Wherever the word "drawn" appears in a line, extract that line.

╔══

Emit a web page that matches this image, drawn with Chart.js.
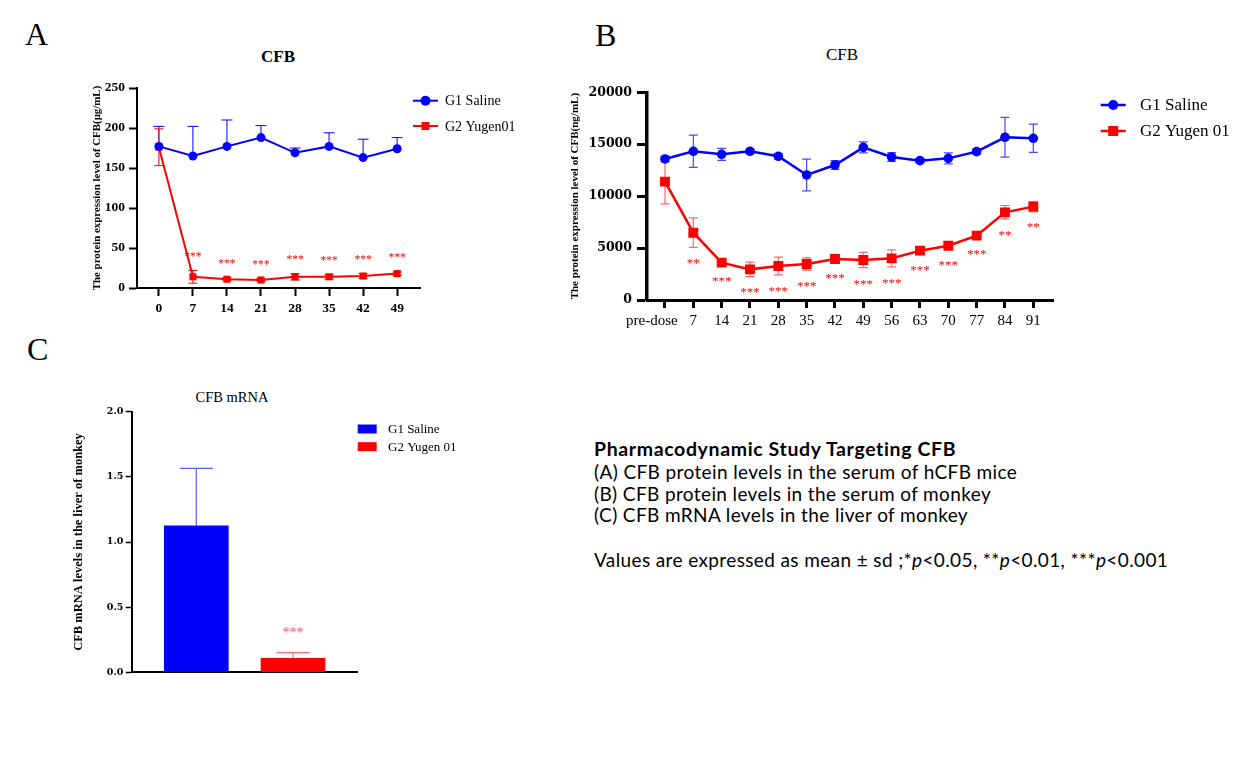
<!DOCTYPE html>
<html><head><meta charset="utf-8">
<script src="https://cdn.jsdelivr.net/npm/chart.js@4.4.0/dist/chart.umd.min.js"></script>
<style>
html,body{margin:0;padding:0;background:#fff;}
body{width:1258px;height:759px;position:relative;overflow:hidden;font-family:"Liberation Serif","Times New Roman",serif;color:#000;}
.abs{position:absolute;white-space:nowrap;line-height:1;}
canvas{position:absolute;}
.ttl{position:absolute;width:200px;text-align:center;line-height:1;white-space:nowrap;}
.txt{position:absolute;left:594px;font-family:Lato,"Open Sans",sans-serif;font-size:19px;letter-spacing:0.38px;white-space:nowrap;line-height:1;}
</style></head><body>
<div class="abs" style="left:25px;top:18px;font-size:32px">A</div>
<div class="abs" style="left:595px;top:19px;font-size:32px">B</div>
<div class="abs" style="left:27px;top:333px;font-size:32px">C</div>

<div class="ttl" style="left:178px;top:48px;font-size:17px;font-weight:bold">CFB</div>
<div class="ttl" style="left:742px;top:46px;font-size:17px">CFB</div>
<div class="ttl" style="left:132px;top:390px;font-size:14.5px">CFB mRNA</div>

<canvas id="cA" width="470" height="290" style="left:80px;top:40px"></canvas>
<canvas id="cB" width="690" height="300" style="left:560px;top:40px"></canvas>
<canvas id="cC" width="420" height="320" style="left:60px;top:380px"></canvas>

<div class="txt" style="top:439px;font-weight:bold;font-size:19.5px;letter-spacing:0.63px">Pharmacodynamic Study Targeting CFB</div>
<div class="txt" style="top:462px">(A) CFB protein levels in the serum of hCFB mice</div>
<div class="txt" style="top:484px">(B) CFB protein levels in the serum of monkey</div>
<div class="txt" style="top:505px">(C) CFB mRNA levels in the liver of monkey</div>
<div class="txt" style="top:550px">Values are expressed as mean ± sd ;*<i>p</i>&lt;0.05, **<i>p</i>&lt;0.01, ***<i>p</i>&lt;0.001</div>

<script>
// ---------- Data ----------
const daysA = [0, 7, 14, 21, 28, 35, 42, 49];
const g1A   = [177, 165, 177, 188, 169, 177, 163, 174];
const g1ASd = [25, 37, 33, 15, 6, 17, 23, 14];
const g2A   = [176, 14, 11, 10, 14, 14, 15, 18];
const g2ASd = [23, 8, 2, 2, 4, 3, 3, 2];
const sigA  = ['', '***', '***', '***', '***', '***', '***', '***'];
const ticksAY = [0, 50, 100, 150, 200, 250];

const labelsB = ['pre-dose', '7', '14', '21', '28', '35', '42', '49', '56', '63', '70', '77', '84', '91'];
const g1B   = [13580, 14320, 14030, 14320, 13840, 12040, 13000, 14700, 13770, 13420, 13640, 14290, 15670, 15570];
const g1BSd = [250, 1550, 580, 200, 250, 1530, 420, 530, 420, 200, 530, 250, 1920, 1360];
const g2B   = [11400, 6480, 3600, 2950, 3270, 3470, 3950, 3850, 4010, 4750, 5230, 6200, 8440, 8990];
const g2BSd = [2150, 1420, 200, 690, 860, 590, 320, 740, 820, 300, 320, 220, 660, 480];
const sigB  = ['', '**', '***', '***', '***', '***', '***', '***', '***', '***', '***', '***', '**', '**'];
const ticksBY = [0, 5000, 10000, 15000, 20000];

const groupsC = ['G1 Saline', 'G2 Yugen 01'];
const valuesC = [1.125, 0.107];
const sdC     = [0.44, 0.044];
const sigC    = ['', '***'];
const ticksCY = [0, 0.5, 1, 1.5, 2];

// ---------- Helpers ----------
const SERIF = '"Liberation Serif", "Times New Roman", serif';
const DSERIF = '"DejaVu Serif", serif';
const BLUE = '#0000ff', RED = '#ff0000';
function cssFont(size, weight) { return (weight ? weight + ' ' : 'normal ') + size + 'px "Liberation Serif", serif'; }

const errPlugin = {
  id: 'errBars',
  beforeDatasetsDraw(chart) {
    const ctx = chart.ctx, ys = chart.scales.y;
    chart.data.datasets.forEach((ds, di) => {
      if (!ds.sd) return;
      const meta = chart.getDatasetMeta(di);
      ctx.save();
      ctx.strokeStyle = ds.errColor; ctx.lineWidth = ds.errWidth || 1.2;
      meta.data.forEach((el, i) => {
        const v = ds.vals[i], s = ds.sd[i];
        if (s == null) return;
        const x = el.x, c = ds.capW / 2;
        const yt = ys.getPixelForValue(v + s);
        const yb = ds.errBoth ? ys.getPixelForValue(v - s) : ys.getPixelForValue(v);
        ctx.beginPath();
        ctx.moveTo(x, yt); ctx.lineTo(x, yb);
        ctx.moveTo(x - c, yt); ctx.lineTo(x + c, yt);
        if (ds.errBoth) { ctx.moveTo(x - c, yb); ctx.lineTo(x + c, yb); }
        ctx.stroke();
      });
      ctx.restore();
    });
  }
};

const sigPlugin = {
  id: 'sigStars',
  afterDatasetsDraw(chart) {
    const ctx = chart.ctx, ys = chart.scales.y;
    chart.data.datasets.forEach((ds, di) => {
      if (!ds.sig) return;
      const meta = chart.getDatasetMeta(di);
      ctx.save();
      ctx.fillStyle = ds.sigColor || RED;
      ctx.font = cssFont(ds.sigFontSize);
      ctx.textAlign = 'center'; ctx.textBaseline = 'alphabetic';
      meta.data.forEach((el, i) => {
        const s = ds.sig[i]; if (!s) return;
        let y;
        if (ds.sigDir === 'up') y = ys.getPixelForValue(ds.vals[i] + ds.sd[i]) - ds.sigOff;
        else y = ys.getPixelForValue(ds.vals[i] - ds.sd[i]) + ds.sigOff;
        ctx.fillText(s, el.x, y + ds.sigFontSize * 0.45);
      });
      ctx.restore();
    });
  }
};

// legend drawn from dataset labels/colours; style settings passed via a closure
function makeLegend(cfg) {
  return {
    id: 'customLegend',
    afterDraw(chart) {
      const ctx = chart.ctx, ca = chart.chartArea;
      ctx.save();
      chart.data.datasets.forEach((ds, i) => {
        const y = ca.top + cfg.rows[i];
        const x0 = ca.right + cfg.x0, x1 = ca.right + cfg.x1;
        const col = ds.legendColor || ds.borderColor;
        ctx.fillStyle = col; ctx.strokeStyle = col;
        if (cfg.kind === 'bar') {
          ctx.fillRect(x0, y - cfg.sw / 2, x1 - x0, cfg.sw);
        } else {
          ctx.lineWidth = cfg.lw;
          ctx.beginPath(); ctx.moveTo(x0, y); ctx.lineTo(x1, y); ctx.stroke();
          const xm = (x0 + x1) / 2;
          if (ds.pointStyle === 'rect') {
            const h = cfg.sq / 2;
            ctx.fillRect(xm - h, y - h, 2 * h, 2 * h);
          } else {
            ctx.beginPath(); ctx.arc(xm, y, cfg.cr, 0, Math.PI * 2); ctx.fill();
          }
        }
        ctx.fillStyle = '#000';
        ctx.font = cssFont(cfg.size);
        ctx.textAlign = 'left'; ctx.textBaseline = 'middle';
        ctx.fillText(ds.label, ca.right + cfg.tx, y + 1);
      });
      ctx.restore();
    }
  };
}

function fixedTicks(vals) { return (axis) => { axis.ticks = vals.map(v => ({ value: v })); }; }

// ---------- Panel A ----------
new Chart(document.getElementById('cA'), {
  type: 'line',
  data: {
    datasets: [
      { label: 'G1 Saline', data: daysA.map((d, i) => ({ x: d, y: g1A[i] })),
        borderColor: BLUE, backgroundColor: BLUE, borderWidth: 2, pointStyle: 'circle', pointRadius: 4.5, pointBorderWidth: 0,
        vals: g1A, sd: g1ASd, errBoth: false, errColor: BLUE, capW: 11, errWidth: 1 },
      { label: 'G2 Yugen01', data: daysA.map((d, i) => ({ x: d, y: g2A[i] })),
        borderColor: RED, backgroundColor: RED, borderWidth: 2, pointStyle: 'rect', pointRadius: 5, pointBorderWidth: 0,
        vals: g2A, sd: g2ASd, errBoth: true, errColor: RED, capW: 9, errWidth: 1,
        sig: sigA, sigDir: 'up', sigOff: 16, sigFontSize: 11.5 }
    ]
  },
  options: {
    responsive: false, animation: false, events: [],
    layout: { padding: { left: 0, top: 48, right: 130, bottom: 0 } },
    plugins: { legend: { display: false }, tooltip: { enabled: false } },
    scales: {
      x: { type: 'linear', min: -4.5, max: 53.7, offset: false,
        afterBuildTicks: fixedTicks(daysA),
        afterFit: s => { s.height = 42; },
        ticks: { autoSkip: false, maxRotation: 0, padding: 4, color: '#000', font: { family: SERIF, size: 13.5, weight: 'bold' } },
        grid: { display: true, drawOnChartArea: false, drawTicks: true, tickLength: 8, tickWidth: 2, tickColor: '#000' },
        border: { display: true, color: '#000', width: 2 } },
      y: { type: 'linear', min: 0, max: 250,
        afterBuildTicks: fixedTicks(ticksAY),
        afterFit: s => { s.width = 57; },
        ticks: { padding: 4, color: '#000', font: { family: SERIF, size: 13.5, weight: 'bold' } },
        grid: { display: true, drawOnChartArea: false, drawTicks: true, tickLength: 8, tickWidth: 2, tickColor: '#000' },
        border: { display: true, color: '#000', width: 2 },
        title: { display: true, text: 'The protein expression level of CFB(μg/mL)', color: '#000', padding: { top: 10.5, bottom: 0 },
          font: { family: SERIF, size: 10.9, weight: 'bold' } } }
    }
  },
  plugins: [errPlugin, sigPlugin, makeLegend({ rows: [12.7, 38], x0: -7, x1: 18, tx: 25, lw: 2, cr: 5, sq: 8, size: 14 })]
});

// ---------- Panel B ----------
const idxB = labelsB.map((_, i) => i);
new Chart(document.getElementById('cB'), {
  type: 'line',
  data: {
    datasets: [
      { label: 'G1 Saline', data: idxB.map(i => ({ x: i, y: g1B[i] })),
        borderColor: BLUE, backgroundColor: BLUE, borderWidth: 2.5, pointStyle: 'circle', pointRadius: 4.8, pointBorderWidth: 0,
        vals: g1B, sd: g1BSd, errBoth: true, errColor: 'rgba(40,40,255,0.85)', capW: 9, errWidth: 1.2 },
      { label: 'G2 Yugen 01', data: idxB.map(i => ({ x: i, y: g2B[i] })),
        borderColor: RED, backgroundColor: RED, borderWidth: 2.5, pointStyle: 'rect', pointRadius: 7, pointBorderWidth: 0,
        vals: g2B, sd: g2BSd, errBoth: true, errColor: 'rgba(255,40,40,0.7)', capW: 9, errWidth: 1.2,
        sig: sigB, sigDir: 'down', sigOff: 14, sigFontSize: 13 }
    ]
  },
  options: {
    responsive: false, animation: false, events: [],
    layout: { padding: { left: 0, top: 52.3, right: 197, bottom: 0 } },
    plugins: { legend: { display: false }, tooltip: { enabled: false } },
    scales: {
      x: { type: 'linear', min: -0.635, max: 13.695, offset: false,
        afterBuildTicks: fixedTicks(idxB),
        afterFit: s => { s.height = 40; },
        ticks: { autoSkip: false, maxRotation: 0, padding: 4, color: '#000',
          callback: v => (v === 0 ? labelsB[v] + '\u2002\u2002\u2002 ' : labelsB[v]),
          font: { family: SERIF, size: 15 } },
        grid: { display: true, drawOnChartArea: false, drawTicks: true, tickLength: 8, tickWidth: 3, tickColor: '#000' },
        border: { display: true, color: '#000', width: 3 } },
      y: { type: 'linear', min: 0, max: 20000,
        afterBuildTicks: fixedTicks(ticksBY),
        afterFit: s => { s.width = 87; },
        ticks: { padding: 5, color: '#000', callback: v => String(v), font: { family: DSERIF, size: 12.5, weight: 'bold' } },
        grid: { display: true, drawOnChartArea: false, drawTicks: true, tickLength: 10, tickWidth: 3, tickColor: '#000' },
        border: { display: true, color: '#000', width: 3.5 },
        title: { display: true, text: 'The protein expression level of CFB(ng/mL)', color: '#000', padding: { top: 8.4, bottom: 0 },
          font: { family: SERIF, size: 11, weight: 'bold' } } }
    }
  },
  plugins: [errPlugin, sigPlugin, makeLegend({ rows: [12.7, 38.7], x0: 47.7, x1: 72.7, tx: 87, lw: 2.5, cr: 5, sq: 10, size: 17 })]
});

// ---------- Panel C ----------
const colorsC = [BLUE, RED];
new Chart(document.getElementById('cC'), {
  type: 'bar',
  data: {
    datasets: groupsC.map((g, i) => ({
      label: g, data: [{ x: i, y: valuesC[i] }],
      backgroundColor: colorsC[i], borderWidth: 0, barThickness: 64, grouped: false,
      legendColor: colorsC[i],
      vals: [valuesC[i]], sd: [sdC[i]], errBoth: false,
      errColor: i === 0 ? 'rgba(60,60,255,0.85)' : 'rgba(255,70,70,0.8)', capW: 33, errWidth: 1.2,
      sig: sigC[i] ? [sigC[i]] : null, sigDir: 'up', sigOff: 22, sigFontSize: 14, sigColor: 'rgba(255,60,60,0.9)'
    }))
  },
  options: {
    responsive: false, animation: false, events: [],
    layout: { padding: { left: 0, top: 31.7, right: 122.3, bottom: 0 } },
    plugins: { legend: { display: false }, tooltip: { enabled: false } },
    scales: {
      x: { type: 'linear', min: -0.668, max: 1.669, offset: false,
        afterFit: s => { s.height = 27.7; },
        ticks: { display: false },
        grid: { display: false },
        border: { display: true, color: '#000', width: 2 } },
      y: { type: 'linear', min: 0, max: 2,
        afterBuildTicks: fixedTicks(ticksCY),
        afterFit: s => { s.width = 71.7; },
        ticks: { padding: 2.4, color: '#000', callback: v => v.toFixed(1), font: { family: DSERIF, size: 9.5, weight: 'bold' } },
        grid: { display: true, drawOnChartArea: false, drawTicks: true, tickLength: 6, tickWidth: 1.5, tickColor: '#000' },
        border: { display: true, color: '#000', width: 2 },
        title: { display: true, text: 'CFB mRNA levels in the liver of monkey', color: '#000', padding: { top: 11.5, bottom: 0 },
          font: { family: SERIF, size: 12.5, weight: 'bold' } } }
    }
  },
  plugins: [errPlugin, sigPlugin, makeLegend({ kind: 'bar', rows: [17.3, 35], x0: 0, x1: 19, sw: 9, tx: 30.3, size: 13 })]
});
</script>
</body></html>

╚══

:: SOLUTION ::
Emit a web page that matches this image, drawn with Chart.js.
// legend drawn from dataset labels/colours; style settings passed via a closure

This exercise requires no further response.